Supreme Court dismisses Vedanta’s petition for expedited hearing in Madras High Court

Supreme Court dismisses Vedanta’s petition for expedited hearing in Madras High Court

Shruti Mahajan

The Supreme Court today dismissed the petition filed by Vedanta seeking an expedited hearing in the case before the Madras High Court for reopening its Sterlite Copper plant at Thoothukudi.

The petition also sought permission for plant to be opened for the purpose of cleaning.

The Bench of Justices Rohinton Nariman and Vineet Saran dismissed the petition, terming it “frivolous litigation“.

We are not here to control the High Court”, remarked Justice Nariman.

The Court expressed its inclination to dismiss the petition with costs. However, it refrained from doing so after Senior Counsel appearing for Vedanta, Aryama Sundaram, withdrew the petition.

In February this year, Vedanta had moved a petition in the Madras High Court to reopen the Sterlite Copper plant after the Supreme Court granted Vedanta liberty to move the High Court.

The Bench of Justices M Sathyanarayanan and B Nirmal Kumar issued notice in the matter on March 1. However, the High Court refused to allow Vedanta’s plea for interim access to the plant for the purpose of maintenance and basic administration. On March 19, the High Court fixed April 23 as the date for hearing the matter.

Vedanta has challenged a series of closure orders passed last year by the Tamil Nadu Pollution Control Board to shut down the Sterlite Copper plant citing environmental violations before the High Court.

The closure came amidst popular protest against the proposed expansion of its plant.

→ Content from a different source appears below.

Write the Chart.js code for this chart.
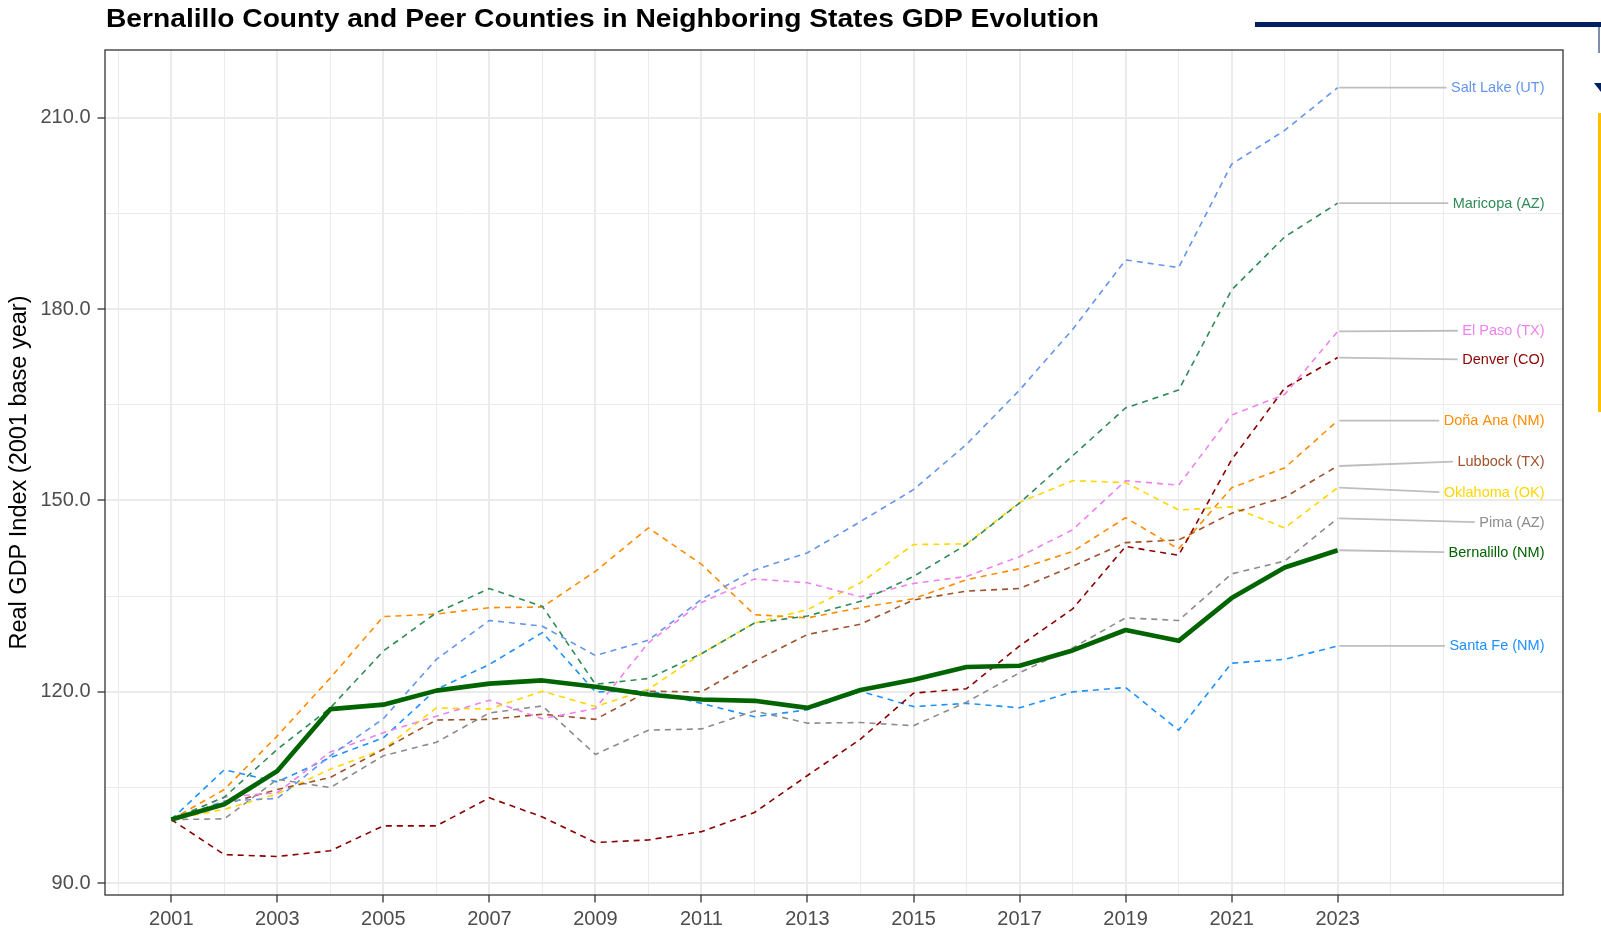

These protests took a violent turn when the police opened fire on unarmed civilian protestors in May last year, leading to at least thirteen casualties. The move to shut down the Sterlite plant was also supported by the Tamil Nadu government.

In December last year, the National Green Tribunal (NGT) allowed Vedanta’s challenge to the closure orders and permitted the reopening of the Sterlite plant. However, the Supreme Court set aside this ruling in February this year, on the ground that the NGT did not have jurisdiction to pass the ruling. This, in turn, paved the way for Vedanta to file its petition before the Madras High Court.